|Discrimination is an ongoing problem in the insurance industry that persists, regardless of intent, when the insurer blinds the pricing process from socially controversial or legally prohibited input. In this thesis, we contextualize the problem in property and casualty insurance, considering the prevailing legislation in the United States and the European Union.
In Chapter 1 we introduce the problem of discrimination in insurance, and present contemporary legal cases in the United States, along with recent pricing evidence that supports the hypothesis of discrimination in insurance pricing. We contrast the strengths and weaknesses of some anti-discrimination methodologies for a continuous response variable, from theoretical and practical viewpoints. This introduction opens the door to four research questions, which we contribute an answer to throughout this thesis.
To ensure that the numerical results of our study are realistic, in Chapter 2 we analyze the largest publicly available database of police-reported motor vehicle traffic accidents in the United States.
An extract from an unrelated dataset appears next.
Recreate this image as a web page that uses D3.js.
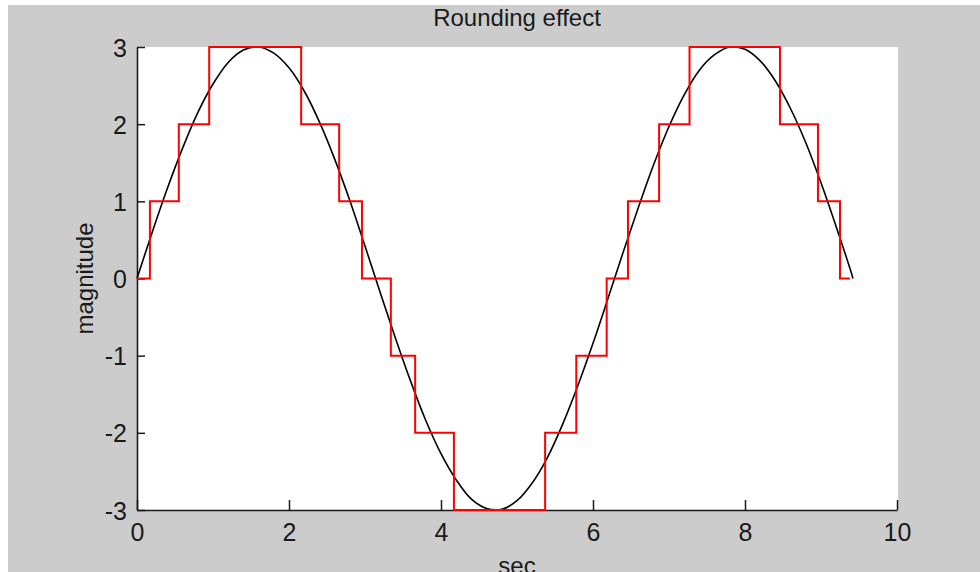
<!DOCTYPE html>
<html>
<head>
<meta charset="utf-8">
<script src="https://cdn.jsdelivr.net/npm/d3@7"></script>
<style>
  html, body { margin: 0; padding: 0; background: #ffffff; }
  svg { display: block; }
  text { font-family: "Liberation Sans", Arial, Helvetica, sans-serif; fill: #1a1a1a; }
</style>
</head>
<body>
<svg id="chart" width="980" height="572"></svg>
<script>
// ---- data ----
const title = "Rounding effect";
const xLabel = "sec";
const yLabel = "magnitude";
const xTicks = [0, 2, 4, 6, 8, 10];
const yTicks = [-3, -2, -1, 0, 1, 2, 3];

// black curve: sampled points
const curveT = [0, 0.2, 0.4, 0.6, 0.8, 1.0, 1.2, 1.4, 1.6, 1.8, 2.0, 2.2, 2.4, 2.6, 2.8, 3.0,
  3.2, 3.4, 3.6, 3.8, 4.0, 4.2, 4.4, 4.6, 4.8, 5.0, 5.2, 5.4, 5.6, 5.8, 6.0, 6.2,
  6.4, 6.6, 6.8, 7.0, 7.2, 7.4, 7.6, 7.8, 8.0, 8.2, 8.4, 8.6, 8.8, 9.0, 9.2, 9.4, 9.42];
const curveV = [0, 0.60, 1.17, 1.69, 2.15, 2.52, 2.80, 2.96, 3.00, 2.92, 2.73, 2.43, 2.03, 1.55, 1.01, 0.42,
  -0.18, -0.77, -1.33, -1.84, -2.27, -2.61, -2.86, -2.98, -2.99, -2.88, -2.65, -2.32, -1.89, -1.39, -0.84, -0.25,
  0.35, 0.93, 1.48, 1.97, 2.38, 2.70, 2.90, 3.00, 2.97, 2.82, 2.56, 2.20, 1.76, 1.24, 0.67, 0.07, 0.0];

// red staircase: step start positions and levels
const stepT = [0, 0.17, 0.55, 0.95, 2.16, 2.66, 2.96, 3.34, 3.66, 4.17, 5.37, 5.78, 6.18, 6.46, 6.87, 7.27, 8.46, 8.96, 9.25, 9.38];
const stepV = [0, 1, 2, 3, 2, 1, 0, -1, -2, -3, -2, -1, 0, 1, 2, 3, 2, 1, 0, 0];

// ---- layout ----
const svg = d3.select("#chart");
const W = 980, H = 572;
const pLeft = 137, pRight = 897, pTop = 47, pBottom = 510;

// background: gray with thin white border at top/left
svg.append("rect").attr("x", 0).attr("y", 0).attr("width", W).attr("height", H).attr("fill", "#ffffff");
svg.append("rect").attr("x", 8).attr("y", 5).attr("width", W - 8).attr("height", H - 5).attr("fill", "#cccccc");
svg.append("rect").attr("x", pLeft).attr("y", pTop).attr("width", pRight - pLeft + 1).attr("height", pBottom - pTop)
  .attr("fill", "#ffffff");

const x = d3.scaleLinear().domain([0, 10]).range([pLeft, pRight]);
const y = d3.scaleLinear().domain([-3, 3]).range([pBottom, pTop]);

// axes (plain hyphen for negatives, as in the reference)
const fmt = d => String(d);
const xAxis = d3.axisBottom(x).tickValues(xTicks).tickFormat(fmt)
  .tickSizeInner(-10).tickSizeOuter(0).tickPadding(13);
const yAxis = d3.axisLeft(y).tickValues(yTicks).tickFormat(fmt)
  .tickSizeInner(-8).tickSizeOuter(0).tickPadding(10);

const gx = svg.append("g").attr("transform", `translate(0,${pBottom})`).call(xAxis);
const gy = svg.append("g").attr("transform", `translate(${pLeft},0)`).call(yAxis);
[gx, gy].forEach(g => {
  g.selectAll("path.domain").attr("stroke", "#1a1a1a").attr("stroke-width", 1.6);
  g.selectAll(".tick line").attr("stroke", "#1a1a1a").attr("stroke-width", 1.5);
  g.selectAll(".tick text").attr("font-size", 25).attr("fill", "#1a1a1a")
    .style("font-family", '"Liberation Sans", Arial, sans-serif');
});
gy.selectAll(".tick text").attr("dy", "0.36em");

// black curve
const pts = curveT.map((t, i) => [t, curveV[i]]);
svg.append("path")
  .datum(pts)
  .attr("fill", "none")
  .attr("stroke", "#000000")
  .attr("stroke-width", 1.6)
  .attr("d", d3.line().x(d => x(d[0])).y(d => y(d[1])).curve(d3.curveCatmullRom));

// red staircase
const steps = stepT.map((t, i) => [t, stepV[i]]);
svg.append("path")
  .datum(steps)
  .attr("fill", "none")
  .attr("stroke", "#ff0000")
  .attr("stroke-width", 2)
  .attr("d", d3.line().x(d => x(d[0])).y(d => y(d[1])).curve(d3.curveStepAfter));

// texts
svg.append("text").attr("x", (pLeft + pRight) / 2).attr("y", 26)
  .attr("text-anchor", "middle").attr("font-size", 24).text(title);
svg.append("text").attr("x", (pLeft + pRight) / 2).attr("y", 574)
  .attr("text-anchor", "middle").attr("font-size", 24).text(xLabel);
svg.append("text").attr("transform", `translate(93,${(pTop + pBottom) / 2}) rotate(-90)`)
  .attr("text-anchor", "middle").attr("font-size", 24).text(yLabel);
</script>
</body>
</html>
We describe a methodology for extracting a representative sample during the period 2001-2020, and present some results from an analysis of the data. A nationally representative sample of 1,583,520 people involved in 20 years of fatal and non-fatal accidents is analyzed to examine the effects on the injury severity of motor vehicle occupants. We examine the impact of traditional personal automobile insurance rating factors such as gender, age and previous traffic infractions on serious and fatal injuries. An estimated cost of the accidents is used to highlight the rating factors which have the highest influence in prediction accuracy. These results aid in the calibration of a microsimulation model, presented in Chapter 4.
In Chapter 3 we examine the discrimination-free premium in Lindholm et al. (2022a) within a theoretical causal inference framework, and we consider its societal context, to assess when the pricing formula should be used. We consider the insurance pricing problem through the use of directed acyclic graphs. This particular tool allows us to rigorously define an insurance risk factor in a causal framework. We then use this definition in assessing the appropriate application of the discrimination-free premium through three simplified pricing examples, including a health insurance policy and two personal automobile insurance policies with different coverages. From our findings, we suggest criteria for the application of the discrimination-free premium that is dependent on the risk factors and the social context.
In Chapter 4 we describe a microsimulation model which can generate a simulated population of the United States. It is designed to match in aggregate selected characteristics of the target population. We focus on a 2020 pseudo-population from Wisconsin, which we use to explore personal automobile insurance premium ratings. We contrast four pricing models, in terms of prediction accuracy, and in terms of their discriminatory impact over race, using four different definitions of discrimination proposed in the actuarial and machine learning literature. By adapting definitions for disparate impact and proxy discrimination to a statistical test we show that the traditional assumption of independence between frequency and severity cannot only result in reduced prediction performance, but can also be detrimental to racial minorities.
In Chapter 5 we conclude and present some directions for future research.